━━━ MATERIAL SHOWN ━━━
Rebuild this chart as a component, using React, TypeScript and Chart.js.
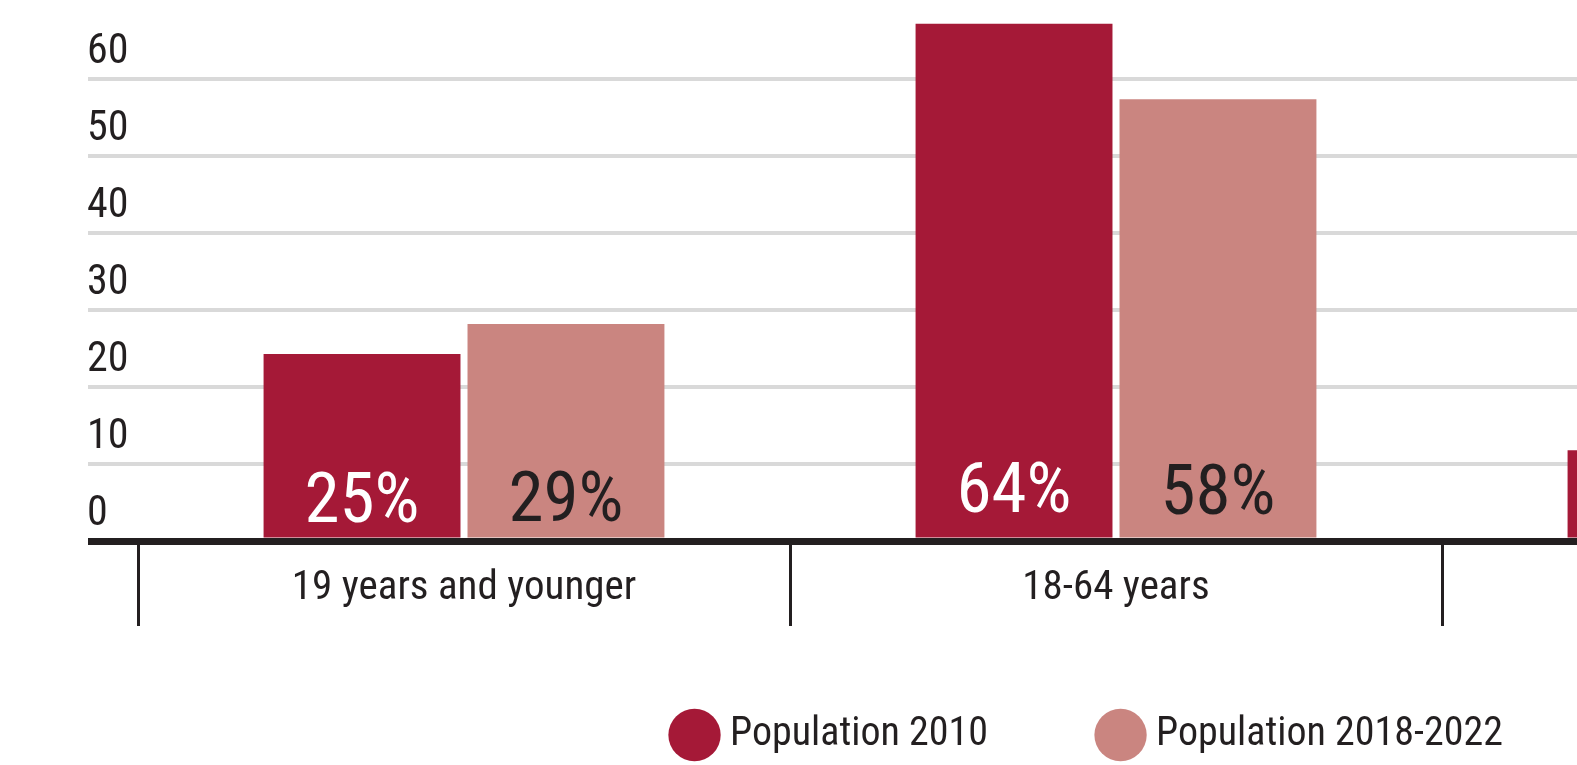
import { useEffect, useRef } from 'react';
import { Chart, registerables } from 'chart.js';

Chart.register(...registerables);

const categories = ['19 years and younger', '18-64 years', '65 years and older'];
const seriesNames = ['Population 2010', 'Population 2018-2022'];
const pop2010 = [24.3, 67.2, 11.8];
const pop2018 = [28.2, 57.4, 13.4];
const labels2010 = ['25%', '64%', '12%'];
const labels2018 = ['29%', '58%', '14%'];
const yTickValues = [0, 10, 20, 30, 40, 50, 60];

const COLOR_2010 = '#A51937';
const COLOR_2018 = '#CA8580';
const INK = '#231F20';
const GRID = '#D9D9D9';
const NARROW = '"Roboto Condensed", "Liberation Sans Narrow", "DejaVu Sans Condensed", sans-serif';

const valueLabels = [labels2010, labels2018];

const barLabelsPlugin = {
  id: 'barLabels',
  afterDatasetsDraw(chart: any) {
    const ctx = chart.ctx;
    ctx.save();
    ctx.font = `71px ${NARROW}`;
    ctx.textAlign = 'center';
    ctx.textBaseline = 'alphabetic';
    chart.data.datasets.forEach((_ds: any, di: number) => {
      const meta = chart.getDatasetMeta(di);
      meta.data.forEach((bar: any, i: number) => {
        const { x, y, base } = bar.getProps(['x', 'y', 'base'], true);
        const h = base - y;
        ctx.fillStyle = di === 0 ? '#FFFFFF' : INK;
        ctx.fillText(valueLabels[di][i], x, base - 9.7 - 0.0313 * h);
      });
    });
    ctx.restore();
  },
};

export default function App() {
  const canvasRef = useRef<HTMLCanvasElement | null>(null);

  useEffect(() => {
    if (!canvasRef.current) return;
    const zeroOr = (a: any, b: any) => (c: any) => (c.tick && c.tick.value === 0 ? a : b);
    const chart = new Chart(canvasRef.current, {
      type: 'bar',
      data: {
        labels: categories,
        datasets: [
          { label: seriesNames[0], data: pop2010, backgroundColor: COLOR_2010, borderWidth: 0 },
          { label: seriesNames[1], data: pop2018, backgroundColor: COLOR_2018, borderWidth: 0 },
        ],
      },
      options: {
        responsive: false,
        animation: false,
        events: [],
        layout: { padding: { left: 88, top: 10, right: 0, bottom: 0 } },
        datasets: {
          bar: { categoryPercentage: 0.6256, barPercentage: 0.9655 },
        },
        scales: {
          x: {
            offset: true,
            border: { display: false },
            grid: {
              offset: true,
              drawOnChartArea: false,
              drawTicks: true,
              tickLength: 85,
              color: INK,
              lineWidth: 3,
            },
            ticks: {
              mirror: true,
              padding: -72,
              color: INK,
              font: { family: NARROW, size: 41 },
              maxRotation: 0,
              minRotation: 0,
              autoSkip: false,
            },
            afterFit: (s: any) => {
              s.height = 57;
              s.paddingLeft = 0;
              s.paddingRight = 0;
            },
          },
          y: {
            min: 0,
            max: 69,
            border: { display: false },
            afterBuildTicks: (s: any) => {
              s.ticks = yTickValues.map((v) => ({ value: v }));
            },
            afterFit: (s: any) => {
              s.width = 50;
            },
            grid: {
              drawTicks: true,
              tickLength: 50,
              color: zeroOr(INK, GRID),
              lineWidth: zeroOr(7, 4),
              tickColor: zeroOr(INK, GRID),
              tickWidth: zeroOr(7, 4),
            },
            ticks: {
              mirror: true,
              padding: -51,
              labelOffset: -27,
              color: INK,
              font: { family: NARROW, size: 42 },
            },
          },
        },
        plugins: {
          tooltip: { enabled: false },
          title: { display: false },
          legend: {
            position: 'bottom',
            maxHeight: 170.5,
            labels: {
              usePointStyle: true,
              pointStyle: 'circle',
              boxWidth: 31,
              boxHeight: 37,
              padding: 117,
              color: INK,
              font: { family: NARROW, size: 40 },
            },
          },
        },
      } as any,
      plugins: [barLabelsPlugin],
    });
    return () => chart.destroy();
  }, []);

  return (
    <div
      style={{
        position: 'fixed',
        left: 0,
        top: 0,
        width: '1577px',
        height: '765px',
        overflow: 'hidden',
        background: '#FFFFFF',
      }}
    >
      <canvas ref={canvasRef} width={2094} height={765} style={{ display: 'block' }} />
    </div>
  );
}
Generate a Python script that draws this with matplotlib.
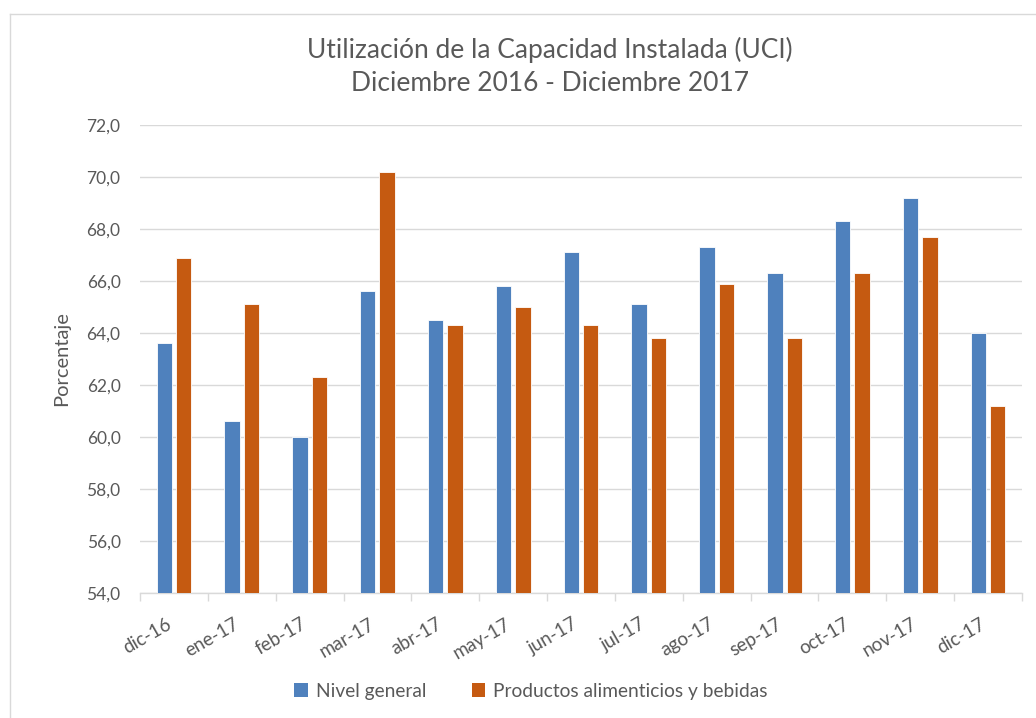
import numpy as np
import matplotlib
matplotlib.use("Agg")
import matplotlib.pyplot as plt
from matplotlib.lines import Line2D
from matplotlib.patches import Patch
from matplotlib.ticker import FuncFormatter

plt.rcParams['font.family'] = ['Lato', 'DejaVu Sans']

# data
meses = ["dic-16", "ene-17", "feb-17", "mar-17", "abr-17", "may-17", "jun-17",
         "jul-17", "ago-17", "sep-17", "oct-17", "nov-17", "dic-17"]
nivel_general = [63.6, 60.6, 60.0, 65.6, 64.5, 65.8, 67.1, 65.1, 67.3, 66.3, 68.3, 69.2, 64.0]
alimentos_bebidas = [66.9, 65.1, 62.3, 70.2, 64.3, 65.0, 64.3, 63.8, 65.9, 63.8, 66.3, 67.7, 61.2]
series_names = ["Nivel general", "Productos alimenticios y bebidas"]
yticks = [54, 56, 58, 60, 62, 64, 66, 68, 70, 72]

azul = "#4F81BD"
naranja = "#C55A11"
gris_txt = "#595959"
gris_linea = "#D9D9D9"

W, H = 1036, 718
fig = plt.figure(figsize=(W / 100, H / 100), dpi=100)
ax = fig.add_axes([140 / W, 1 - 593 / H, (1022 - 140) / W, (593 - 125) / H])

x = np.arange(len(meses))
bw = 0.226
ax.bar(x - 0.143, nivel_general, bw, color=azul, edgecolor="white", linewidth=0.6, zorder=3)
ax.bar(x + 0.143, alimentos_bebidas, bw, color=naranja, edgecolor="white", linewidth=0.6, zorder=3)

ax.set_ylim(54, 72)
ax.set_xlim(-0.5, len(meses) - 0.5)
ax.set_yticks(yticks)
ax.yaxis.set_major_formatter(FuncFormatter(lambda v, p: f"{v:.1f}".replace(".", ",")))
ax.yaxis.grid(True, color=gris_linea, linewidth=1, zorder=0)
ax.set_axisbelow(True)

for s in ["top", "right", "left"]:
    ax.spines[s].set_visible(False)
ax.spines["bottom"].set_color(gris_linea)
ax.spines["bottom"].set_linewidth(1)

ax.set_xticks(x)
ax.set_xticklabels(meses, rotation=30, ha="right", rotation_mode="default")
ax.set_xticks(np.arange(-0.5, len(meses)), minor=True)
ax.tick_params(axis="x", which="major", length=0, pad=16, labelsize=13.5, labelcolor=gris_txt)
ax.tick_params(axis="x", which="minor", length=6, color=gris_linea, width=1)
ax.tick_params(axis="y", length=0, pad=14, labelsize=12.5, labelcolor=gris_txt)

ax.set_ylabel("Porcentaje", fontsize=14.5, color=gris_txt, labelpad=12)

fig.text(550 / W, 1 - 58 / H, "Utilización de la Capacidad Instalada (UCI)",
         ha="center", va="baseline", fontsize=19, color=gris_txt)
fig.text(550 / W, 1 - 91 / H, "Diciembre 2016 - Diciembre 2017",
         ha="center", va="baseline", fontsize=19, color=gris_txt)

handles = [Patch(facecolor=azul), Patch(facecolor=naranja)]
fig.legend(handles, series_names, loc="center", bbox_to_anchor=(531 / W, 1 - 691 / H),
           ncol=2, frameon=False, fontsize=13.8, labelcolor=gris_txt,
           handlelength=0.7, handleheight=0.7, handletextpad=0.4, columnspacing=2.4)

# chart area border (only top and left edges are visible in the reference)
fig.add_artist(Line2D([10 / W, 1], [1 - 14 / H, 1 - 14 / H], color=gris_linea, lw=1))
fig.add_artist(Line2D([10 / W, 10 / W], [0, 1 - 14 / H], color=gris_linea, lw=1))

fig.savefig("out.png", dpi=100, facecolor="white")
━━━
▶ [EXERCISE PROMPT] In the records above, locate every line with the string "matplotlib" and copy it.

▶ [ANSWER TO THIS TASK]
Generate a Python script that draws this with matplotlib.
import matplotlib
matplotlib.use("Agg")
import matplotlib.pyplot as plt
from matplotlib.lines import Line2D
from matplotlib.patches import Patch
from matplotlib.ticker import FuncFormatter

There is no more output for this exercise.